(Records from a collection)
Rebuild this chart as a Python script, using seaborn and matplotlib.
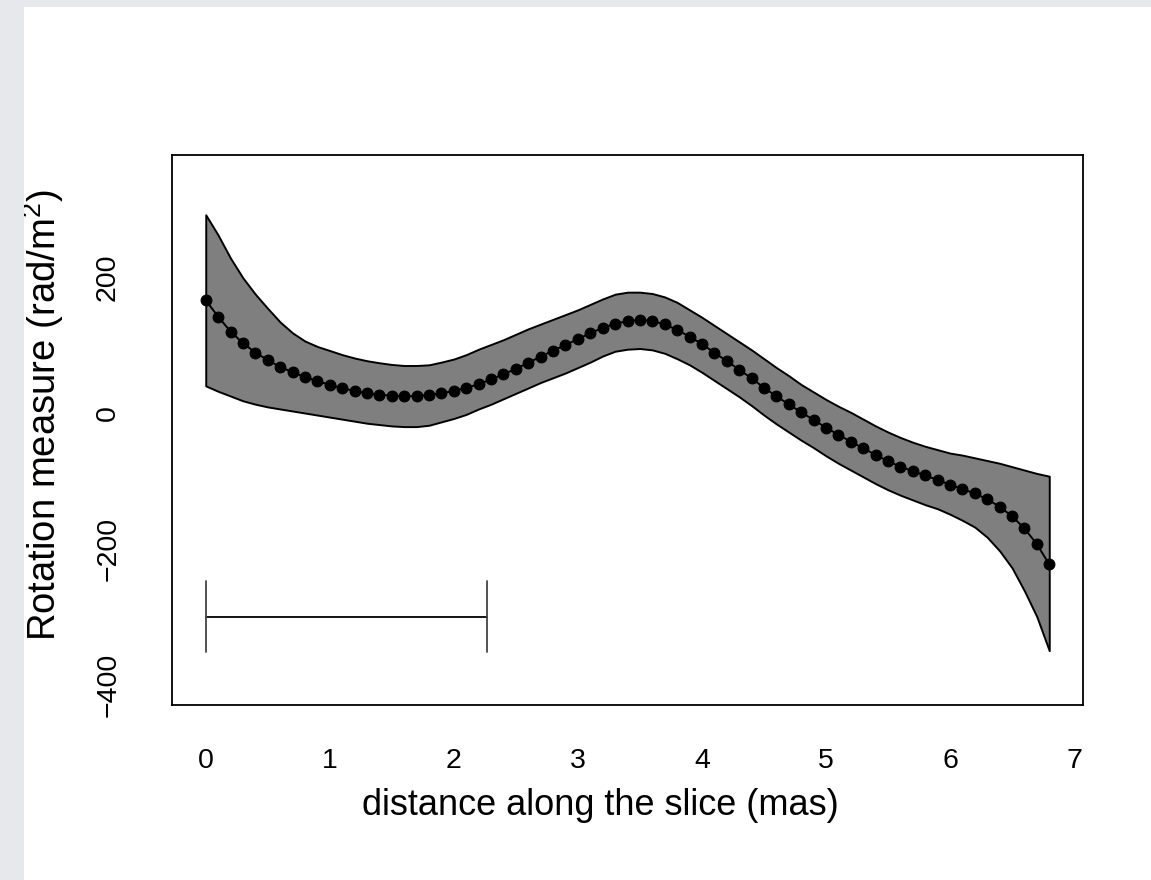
import numpy as np
import pandas as pd
import matplotlib
matplotlib.use("Agg")
import matplotlib.pyplot as plt
import seaborn as sns
from matplotlib.patches import Rectangle

# ---- data ----
distance = [round(0.1 * i, 1) for i in range(69)]  # mas, 0.0 .. 6.8

rm_mean = [166, 142, 120, 103, 89, 78, 68, 60, 53, 47,
           41.5, 36.5, 32.5, 29, 27, 25.5, 24.7, 25, 26.7, 29,
           32.6, 37, 42.5, 49.5, 57, 65, 74, 83, 92, 100,
           109, 117.5, 125.5, 131.5, 135.5, 137, 135.5, 130.5, 122.5, 112.5,
           101.7, 89, 76.5, 64, 51, 37.5, 24.5, 13, 1, -10,
           -21.5, -32, -42, -52, -61.5, -71, -79, -85.5, -92, -98.5,
           -105.5, -112, -118.5, -127, -138, -152, -170, -193, -223]

rm_upper = [292, 262, 228, 199, 175, 154, 134, 118, 106, 98,
            92, 86, 81, 77, 74, 71.5, 70, 70, 71, 75,
            79.5, 86, 94, 101, 108, 116, 124, 131, 138, 145,
            152, 160, 168, 175, 178, 178, 176, 171, 163, 152,
            141, 129, 117, 105, 93, 80, 67, 55, 42, 31,
            20, 10, 1, -9, -19, -28, -36, -43, -49, -54,
            -59, -62, -66, -70, -74, -79, -84, -89, -93]

rm_lower = [40, 32, 25, 18, 13, 9, 6, 3, 0, -3,
            -6, -9, -12, -15, -17, -19, -20, -20, -18, -13,
            -8, -2, 6, 13, 21, 29, 37, 45, 52, 59,
            67, 75, 84, 91, 94, 95, 93, 88, 80, 71,
            60, 48, 36, 24, 11, -3, -16, -28, -40, -51,
            -63, -74, -84, -94, -104, -113, -121, -128, -135, -141,
            -149, -158, -168, -183, -203, -228, -262, -300, -350]

# scale bar
bar_x = [0.0, 2.265]
bar_y = -300
bar_cap = [-248, -352]

x_ticks = [0, 1, 2, 3, 4, 5, 6, 7]
y_ticks = [-400, -200, 0, 200]
x_label = "distance along the slice (mas)"
y_label = "Rotation measure (rad/m$^2$)"

df = pd.DataFrame({"distance": distance, "rm": rm_mean,
                   "upper": rm_upper, "lower": rm_lower})

# ---- style ----
sns.set_style("white")
plt.rcParams["font.family"] = ["Liberation Sans", "DejaVu Sans"]
plt.rcParams["mathtext.fontset"] = "custom"
plt.rcParams["mathtext.rm"] = "Liberation Sans"
plt.rcParams["text.color"] = "black"
plt.rcParams["axes.labelcolor"] = "black"

W, H = 1151, 880
fig = plt.figure(figsize=(W / 100, H / 100), dpi=100)
fig.patch.set_facecolor("white")
# slide border (light gray strips)
fig.patches.append(Rectangle((0, 0), 24 / W, 1, transform=fig.transFigure,
                             facecolor="#e6e8ec", edgecolor="none", zorder=0))
fig.patches.append(Rectangle((0, 1 - 7 / H), 1, 7 / H, transform=fig.transFigure,
                             facecolor="#e6e8ec", edgecolor="none", zorder=0))

ax = fig.add_axes([172 / W, 1 - 705 / H, (1083 - 172) / W, (705 - 155) / H])
ax.set_facecolor("white")

# band
ax.fill_between(df["distance"], df["lower"], df["upper"],
                facecolor="#7f7f7f", edgecolor="black", linewidth=1.4, zorder=2)

# mean curve with points
sns.lineplot(data=df, x="distance", y="rm", ax=ax, color="black",
             linewidth=1.4, marker="o", markersize=7.8,
             markeredgecolor="black", markerfacecolor="black", zorder=3)

# scale bar
ax.plot(bar_x, [bar_y, bar_y], color="black", linewidth=1.3, zorder=3)
for bx in bar_x:
    ax.plot([bx, bx], bar_cap, color="#444444", linewidth=1.3, zorder=3)

# axes
ax.set_xlim(-0.272, 7.072)
ax.set_ylim(-430, 380)
ax.set_xticks(x_ticks)
ax.set_yticks(y_ticks)
ax.set_xticklabels([str(v) for v in x_ticks])
ax.set_yticklabels([str(v).replace("-", "\u2212") for v in y_ticks],
                   rotation=90, va="center", ha="center")
ax.tick_params(axis="both", direction="out", length=10, width=1.1,
               labelsize=20.5, color="black", labelcolor="black")
ax.tick_params(axis="x", pad=21)
ax.tick_params(axis="y", pad=36)
for s in ax.spines.values():
    s.set_visible(True)
    s.set_color("black")
    s.set_linewidth(1.3)

ax.set_xlabel(x_label, fontsize=26, color="black")
ax.set_ylabel(y_label, fontsize=27.5, color="black")
# label positions (axes fraction)
ax.xaxis.set_label_coords((600 - 172) / (1083 - 172), -(788 - 705) / (705 - 155))
ax.yaxis.set_label_coords(-(172 - 66) / (1083 - 172), (705 - 415) / (705 - 155))
ax.xaxis.label.set_va("top")
ax.yaxis.label.set_va("bottom")

fig.savefig("out.png", dpi=100, facecolor=fig.get_facecolor())
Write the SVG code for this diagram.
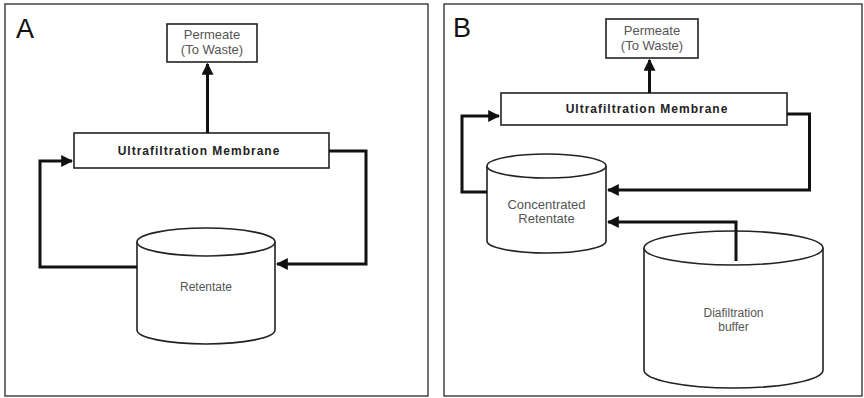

**Task:** Without the pictures, reproduce every line of the records above exactly.

**Exercise solution:**
Rebuild this chart as a Python script, using seaborn and matplotlib.
import numpy as np
import pandas as pd
import matplotlib
matplotlib.use("Agg")
import matplotlib.pyplot as plt
import seaborn as sns
from matplotlib.patches import Rectangle

# ---- data ----
distance = [round(0.1 * i, 1) for i in range(69)]  # mas, 0.0 .. 6.8

rm_mean = [166, 142, 120, 103, 89, 78, 68, 60, 53, 47,
           41.5, 36.5, 32.5, 29, 27, 25.5, 24.7, 25, 26.7, 29,
           32.6, 37, 42.5, 49.5, 57, 65, 74, 83, 92, 100,
           109, 117.5, 125.5, 131.5, 135.5, 137, 135.5, 130.5, 122.5, 112.5,
           101.7, 89, 76.5, 64, 51, 37.5, 24.5, 13, 1, -10,
           -21.5, -32, -42, -52, -61.5, -71, -79, -85.5, -92, -98.5,
           -105.5, -112, -118.5, -127, -138, -152, -170, -193, -223]

rm_upper = [292, 262, 228, 199, 175, 154, 134, 118, 106, 98,
            92, 86, 81, 77, 74, 71.5, 70, 70, 71, 75,
            79.5, 86, 94, 101, 108, 116, 124, 131, 138, 145,
            152, 160, 168, 175, 178, 178, 176, 171, 163, 152,
            141, 129, 117, 105, 93, 80, 67, 55, 42, 31,
            20, 10, 1, -9, -19, -28, -36, -43, -49, -54,
            -59, -62, -66, -70, -74, -79, -84, -89, -93]

rm_lower = [40, 32, 25, 18, 13, 9, 6, 3, 0, -3,
            -6, -9, -12, -15, -17, -19, -20, -20, -18, -13,
            -8, -2, 6, 13, 21, 29, 37, 45, 52, 59,
            67, 75, 84, 91, 94, 95, 93, 88, 80, 71,
            60, 48, 36, 24, 11, -3, -16, -28, -40, -51,
            -63, -74, -84, -94, -104, -113, -121, -128, -135, -141,
            -149, -158, -168, -183, -203, -228, -262, -300, -350]

# scale bar
bar_x = [0.0, 2.265]
bar_y = -300
bar_cap = [-248, -352]

x_ticks = [0, 1, 2, 3, 4, 5, 6, 7]
y_ticks = [-400, -200, 0, 200]
x_label = "distance along the slice (mas)"
y_label = "Rotation measure (rad/m$^2$)"

df = pd.DataFrame({"distance": distance, "rm": rm_mean,
                   "upper": rm_upper, "lower": rm_lower})

# ---- style ----
sns.set_style("white")
plt.rcParams["font.family"] = ["Liberation Sans", "DejaVu Sans"]
plt.rcParams["mathtext.fontset"] = "custom"
plt.rcParams["mathtext.rm"] = "Liberation Sans"
plt.rcParams["text.color"] = "black"
plt.rcParams["axes.labelcolor"] = "black"

W, H = 1151, 880
fig = plt.figure(figsize=(W / 100, H / 100), dpi=100)
fig.patch.set_facecolor("white")
# slide border (light gray strips)
fig.patches.append(Rectangle((0, 0), 24 / W, 1, transform=fig.transFigure,
                             facecolor="#e6e8ec", edgecolor="none", zorder=0))
fig.patches.append(Rectangle((0, 1 - 7 / H), 1, 7 / H, transform=fig.transFigure,
                             facecolor="#e6e8ec", edgecolor="none", zorder=0))

ax = fig.add_axes([172 / W, 1 - 705 / H, (1083 - 172) / W, (705 - 155) / H])
ax.set_facecolor("white")

# band
ax.fill_between(df["distance"], df["lower"], df["upper"],
                facecolor="#7f7f7f", edgecolor="black", linewidth=1.4, zorder=2)

# mean curve with points
sns.lineplot(data=df, x="distance", y="rm", ax=ax, color="black",
             linewidth=1.4, marker="o", markersize=7.8,
             markeredgecolor="black", markerfacecolor="black", zorder=3)

# scale bar
ax.plot(bar_x, [bar_y, bar_y], color="black", linewidth=1.3, zorder=3)
for bx in bar_x:
    ax.plot([bx, bx], bar_cap, color="#444444", linewidth=1.3, zorder=3)

# axes
ax.set_xlim(-0.272, 7.072)
ax.set_ylim(-430, 380)
ax.set_xticks(x_ticks)
ax.set_yticks(y_ticks)
ax.set_xticklabels([str(v) for v in x_ticks])
ax.set_yticklabels([str(v).replace("-", "\u2212") for v in y_ticks],
                   rotation=90, va="center", ha="center")
ax.tick_params(axis="both", direction="out", length=10, width=1.1,
               labelsize=20.5, color="black", labelcolor="black")
ax.tick_params(axis="x", pad=21)
ax.tick_params(axis="y", pad=36)
for s in ax.spines.values():
    s.set_visible(True)
    s.set_color("black")
    s.set_linewidth(1.3)

ax.set_xlabel(x_label, fontsize=26, color="black")
ax.set_ylabel(y_label, fontsize=27.5, color="black")
# label positions (axes fraction)
ax.xaxis.set_label_coords((600 - 172) / (1083 - 172), -(788 - 705) / (705 - 155))
ax.yaxis.set_label_coords(-(172 - 66) / (1083 - 172), (705 - 415) / (705 - 155))
ax.xaxis.label.set_va("top")
ax.yaxis.label.set_va("bottom")

fig.savefig("out.png", dpi=100, facecolor=fig.get_facecolor())
Write the SVG code for this diagram.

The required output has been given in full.